**Problem**
Make an exact copy of the data below, leaving out every picture.

** Start of Data extract **

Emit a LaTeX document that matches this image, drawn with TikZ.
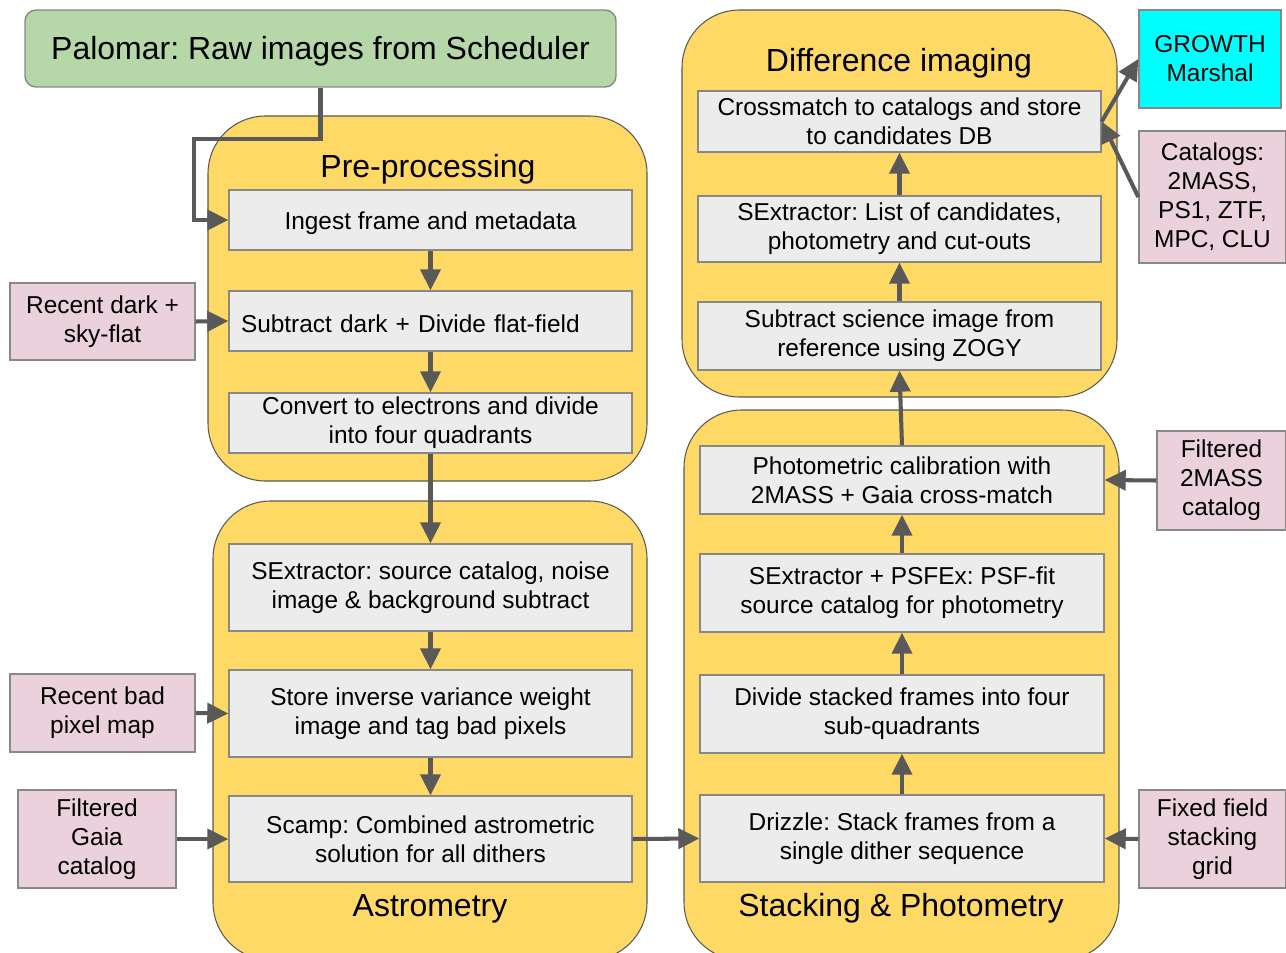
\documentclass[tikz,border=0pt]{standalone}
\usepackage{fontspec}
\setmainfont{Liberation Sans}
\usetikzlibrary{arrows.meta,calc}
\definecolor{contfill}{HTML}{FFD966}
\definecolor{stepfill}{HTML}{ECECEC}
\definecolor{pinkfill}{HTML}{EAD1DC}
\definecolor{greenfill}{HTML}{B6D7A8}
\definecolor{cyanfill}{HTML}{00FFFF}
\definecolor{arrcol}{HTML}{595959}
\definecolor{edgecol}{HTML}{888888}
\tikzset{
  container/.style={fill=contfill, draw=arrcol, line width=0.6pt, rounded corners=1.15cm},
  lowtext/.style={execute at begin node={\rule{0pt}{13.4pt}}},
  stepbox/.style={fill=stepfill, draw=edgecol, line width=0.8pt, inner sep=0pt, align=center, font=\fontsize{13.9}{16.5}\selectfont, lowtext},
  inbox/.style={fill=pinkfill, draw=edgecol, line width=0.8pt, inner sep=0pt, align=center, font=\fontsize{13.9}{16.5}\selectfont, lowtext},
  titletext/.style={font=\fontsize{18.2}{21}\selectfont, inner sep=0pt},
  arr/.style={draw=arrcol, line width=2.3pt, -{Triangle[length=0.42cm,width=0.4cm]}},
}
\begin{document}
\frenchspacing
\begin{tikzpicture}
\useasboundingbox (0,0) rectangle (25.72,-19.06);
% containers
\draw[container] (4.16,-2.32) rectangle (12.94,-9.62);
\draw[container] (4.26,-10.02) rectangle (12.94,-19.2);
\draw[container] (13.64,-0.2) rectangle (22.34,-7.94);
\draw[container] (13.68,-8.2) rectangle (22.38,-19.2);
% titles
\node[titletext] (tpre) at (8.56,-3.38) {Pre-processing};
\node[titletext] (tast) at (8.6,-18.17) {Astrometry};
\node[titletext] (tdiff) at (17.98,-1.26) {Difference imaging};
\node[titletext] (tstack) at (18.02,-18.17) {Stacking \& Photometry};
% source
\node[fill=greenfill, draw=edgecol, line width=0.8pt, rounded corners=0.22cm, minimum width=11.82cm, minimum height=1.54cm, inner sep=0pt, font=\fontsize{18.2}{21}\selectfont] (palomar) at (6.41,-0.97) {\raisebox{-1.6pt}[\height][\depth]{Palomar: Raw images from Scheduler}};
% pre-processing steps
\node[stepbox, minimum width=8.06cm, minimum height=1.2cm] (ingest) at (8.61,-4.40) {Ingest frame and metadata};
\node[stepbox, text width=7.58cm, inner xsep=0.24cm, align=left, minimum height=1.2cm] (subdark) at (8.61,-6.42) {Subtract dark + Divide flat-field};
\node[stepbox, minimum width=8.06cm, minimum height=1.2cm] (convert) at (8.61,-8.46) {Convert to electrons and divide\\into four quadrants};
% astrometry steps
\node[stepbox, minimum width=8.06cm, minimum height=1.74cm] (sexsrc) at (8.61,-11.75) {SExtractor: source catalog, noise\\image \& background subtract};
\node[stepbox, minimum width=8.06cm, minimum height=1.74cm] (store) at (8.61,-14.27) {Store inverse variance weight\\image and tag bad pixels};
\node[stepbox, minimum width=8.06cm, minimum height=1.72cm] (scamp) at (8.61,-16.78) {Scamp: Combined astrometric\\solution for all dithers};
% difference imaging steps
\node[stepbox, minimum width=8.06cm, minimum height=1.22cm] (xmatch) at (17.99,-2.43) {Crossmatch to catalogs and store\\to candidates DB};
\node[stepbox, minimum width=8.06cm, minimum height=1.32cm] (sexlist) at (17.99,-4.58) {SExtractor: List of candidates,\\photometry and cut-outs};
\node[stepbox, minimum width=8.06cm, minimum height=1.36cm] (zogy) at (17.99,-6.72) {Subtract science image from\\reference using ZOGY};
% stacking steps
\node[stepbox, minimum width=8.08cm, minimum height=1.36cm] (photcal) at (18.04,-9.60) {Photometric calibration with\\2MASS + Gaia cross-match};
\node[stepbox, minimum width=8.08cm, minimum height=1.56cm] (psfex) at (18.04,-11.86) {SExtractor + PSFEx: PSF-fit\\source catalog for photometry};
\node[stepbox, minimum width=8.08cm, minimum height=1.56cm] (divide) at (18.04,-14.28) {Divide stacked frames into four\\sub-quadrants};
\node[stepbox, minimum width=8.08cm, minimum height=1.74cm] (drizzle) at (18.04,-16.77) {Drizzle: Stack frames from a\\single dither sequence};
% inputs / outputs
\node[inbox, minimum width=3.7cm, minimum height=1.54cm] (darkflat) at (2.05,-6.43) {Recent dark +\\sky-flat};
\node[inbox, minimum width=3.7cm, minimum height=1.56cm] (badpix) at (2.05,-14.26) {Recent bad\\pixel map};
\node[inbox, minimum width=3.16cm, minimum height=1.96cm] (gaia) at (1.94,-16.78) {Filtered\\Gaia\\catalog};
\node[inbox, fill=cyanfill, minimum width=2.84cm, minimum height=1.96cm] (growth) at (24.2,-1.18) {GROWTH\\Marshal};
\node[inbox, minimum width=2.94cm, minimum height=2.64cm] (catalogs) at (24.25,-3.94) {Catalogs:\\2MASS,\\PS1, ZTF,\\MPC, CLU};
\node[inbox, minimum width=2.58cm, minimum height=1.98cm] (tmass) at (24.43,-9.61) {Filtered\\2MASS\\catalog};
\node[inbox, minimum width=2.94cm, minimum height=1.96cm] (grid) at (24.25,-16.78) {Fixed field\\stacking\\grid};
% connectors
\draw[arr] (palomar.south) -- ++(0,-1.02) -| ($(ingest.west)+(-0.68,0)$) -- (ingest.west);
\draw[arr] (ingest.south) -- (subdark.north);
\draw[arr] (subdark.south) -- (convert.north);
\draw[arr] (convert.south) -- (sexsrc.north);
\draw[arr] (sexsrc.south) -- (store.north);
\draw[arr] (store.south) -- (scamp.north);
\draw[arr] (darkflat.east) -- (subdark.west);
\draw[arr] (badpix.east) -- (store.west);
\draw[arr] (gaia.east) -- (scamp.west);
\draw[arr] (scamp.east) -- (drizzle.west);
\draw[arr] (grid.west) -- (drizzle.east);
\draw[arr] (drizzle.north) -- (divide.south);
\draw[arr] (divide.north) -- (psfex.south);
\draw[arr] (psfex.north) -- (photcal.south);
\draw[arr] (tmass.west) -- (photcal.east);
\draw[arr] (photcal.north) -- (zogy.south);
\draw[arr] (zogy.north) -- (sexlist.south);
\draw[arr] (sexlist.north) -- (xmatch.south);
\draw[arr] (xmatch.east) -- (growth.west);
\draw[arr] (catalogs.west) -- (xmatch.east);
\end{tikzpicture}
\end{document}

** End of Data extract **

**Exercise answer**
Emit a LaTeX document that matches this image, drawn with TikZ.
\documentclass[tikz,border=0pt]{standalone}
\usepackage{fontspec}
\setmainfont{Liberation Sans}
\usetikzlibrary{arrows.meta,calc}
\definecolor{contfill}{HTML}{FFD966}
\definecolor{stepfill}{HTML}{ECECEC}
\definecolor{pinkfill}{HTML}{EAD1DC}
\definecolor{greenfill}{HTML}{B6D7A8}
\definecolor{cyanfill}{HTML}{00FFFF}
\definecolor{arrcol}{HTML}{595959}
\definecolor{edgecol}{HTML}{888888}
\tikzset{
  container/.style={fill=contfill, draw=arrcol, line width=0.6pt, rounded corners=1.15cm},
  lowtext/.style={execute at begin node={\rule{0pt}{13.4pt}}},
  stepbox/.style={fill=stepfill, draw=edgecol, line width=0.8pt, inner sep=0pt, align=center, font=\fontsize{13.9}{16.5}\selectfont, lowtext},
  inbox/.style={fill=pinkfill, draw=edgecol, line width=0.8pt, inner sep=0pt, align=center, font=\fontsize{13.9}{16.5}\selectfont, lowtext},
  titletext/.style={font=\fontsize{18.2}{21}\selectfont, inner sep=0pt},
  arr/.style={draw=arrcol, line width=2.3pt, -{Triangle[length=0.42cm,width=0.4cm]}},
}
\begin{document}
\frenchspacing
\begin{tikzpicture}
\useasboundingbox (0,0) rectangle (25.72,-19.06);
% containers
\draw[container] (4.16,-2.32) rectangle (12.94,-9.62);
\draw[container] (4.26,-10.02) rectangle (12.94,-19.2);
\draw[container] (13.64,-0.2) rectangle (22.34,-7.94);
\draw[container] (13.68,-8.2) rectangle (22.38,-19.2);
% titles
\node[titletext] (tpre) at (8.56,-3.38) {Pre-processing};
\node[titletext] (tast) at (8.6,-18.17) {Astrometry};
\node[titletext] (tdiff) at (17.98,-1.26) {Difference imaging};
\node[titletext] (tstack) at (18.02,-18.17) {Stacking \& Photometry};
% source
\node[fill=greenfill, draw=edgecol, line width=0.8pt, rounded corners=0.22cm, minimum width=11.82cm, minimum height=1.54cm, inner sep=0pt, font=\fontsize{18.2}{21}\selectfont] (palomar) at (6.41,-0.97) {\raisebox{-1.6pt}[\height][\depth]{Palomar: Raw images from Scheduler}};
% pre-processing steps
\node[stepbox, minimum width=8.06cm, minimum height=1.2cm] (ingest) at (8.61,-4.40) {Ingest frame and metadata};
\node[stepbox, text width=7.58cm, inner xsep=0.24cm, align=left, minimum height=1.2cm] (subdark) at (8.61,-6.42) {Subtract dark + Divide flat-field};
\node[stepbox, minimum width=8.06cm, minimum height=1.2cm] (convert) at (8.61,-8.46) {Convert to electrons and divide\\into four quadrants};
% astrometry steps
\node[stepbox, minimum width=8.06cm, minimum height=1.74cm] (sexsrc) at (8.61,-11.75) {SExtractor: source catalog, noise\\image \& background subtract};
\node[stepbox, minimum width=8.06cm, minimum height=1.74cm] (store) at (8.61,-14.27) {Store inverse variance weight\\image and tag bad pixels};
\node[stepbox, minimum width=8.06cm, minimum height=1.72cm] (scamp) at (8.61,-16.78) {Scamp: Combined astrometric\\solution for all dithers};
% difference imaging steps
\node[stepbox, minimum width=8.06cm, minimum height=1.22cm] (xmatch) at (17.99,-2.43) {Crossmatch to catalogs and store\\to candidates DB};
\node[stepbox, minimum width=8.06cm, minimum height=1.32cm] (sexlist) at (17.99,-4.58) {SExtractor: List of candidates,\\photometry and cut-outs};
\node[stepbox, minimum width=8.06cm, minimum height=1.36cm] (zogy) at (17.99,-6.72) {Subtract science image from\\reference using ZOGY};
% stacking steps
\node[stepbox, minimum width=8.08cm, minimum height=1.36cm] (photcal) at (18.04,-9.60) {Photometric calibration with\\2MASS + Gaia cross-match};
\node[stepbox, minimum width=8.08cm, minimum height=1.56cm] (psfex) at (18.04,-11.86) {SExtractor + PSFEx: PSF-fit\\source catalog for photometry};
\node[stepbox, minimum width=8.08cm, minimum height=1.56cm] (divide) at (18.04,-14.28) {Divide stacked frames into four\\sub-quadrants};
\node[stepbox, minimum width=8.08cm, minimum height=1.74cm] (drizzle) at (18.04,-16.77) {Drizzle: Stack frames from a\\single dither sequence};
% inputs / outputs
\node[inbox, minimum width=3.7cm, minimum height=1.54cm] (darkflat) at (2.05,-6.43) {Recent dark +\\sky-flat};
\node[inbox, minimum width=3.7cm, minimum height=1.56cm] (badpix) at (2.05,-14.26) {Recent bad\\pixel map};
\node[inbox, minimum width=3.16cm, minimum height=1.96cm] (gaia) at (1.94,-16.78) {Filtered\\Gaia\\catalog};
\node[inbox, fill=cyanfill, minimum width=2.84cm, minimum height=1.96cm] (growth) at (24.2,-1.18) {GROWTH\\Marshal};
\node[inbox, minimum width=2.94cm, minimum height=2.64cm] (catalogs) at (24.25,-3.94) {Catalogs:\\2MASS,\\PS1, ZTF,\\MPC, CLU};
\node[inbox, minimum width=2.58cm, minimum height=1.98cm] (tmass) at (24.43,-9.61) {Filtered\\2MASS\\catalog};
\node[inbox, minimum width=2.94cm, minimum height=1.96cm] (grid) at (24.25,-16.78) {Fixed field\\stacking\\grid};
% connectors
\draw[arr] (palomar.south) -- ++(0,-1.02) -| ($(ingest.west)+(-0.68,0)$) -- (ingest.west);
\draw[arr] (ingest.south) -- (subdark.north);
\draw[arr] (subdark.south) -- (convert.north);
\draw[arr] (convert.south) -- (sexsrc.north);
\draw[arr] (sexsrc.south) -- (store.north);
\draw[arr] (store.south) -- (scamp.north);
\draw[arr] (darkflat.east) -- (subdark.west);
\draw[arr] (badpix.east) -- (store.west);
\draw[arr] (gaia.east) -- (scamp.west);
\draw[arr] (scamp.east) -- (drizzle.west);
\draw[arr] (grid.west) -- (drizzle.east);
\draw[arr] (drizzle.north) -- (divide.south);
\draw[arr] (divide.north) -- (psfex.south);
\draw[arr] (psfex.north) -- (photcal.south);
\draw[arr] (tmass.west) -- (photcal.east);
\draw[arr] (photcal.north) -- (zogy.south);
\draw[arr] (zogy.north) -- (sexlist.south);
\draw[arr] (sexlist.north) -- (xmatch.south);
\draw[arr] (xmatch.east) -- (growth.west);
\draw[arr] (catalogs.west) -- (xmatch.east);
\end{tikzpicture}
\end{document}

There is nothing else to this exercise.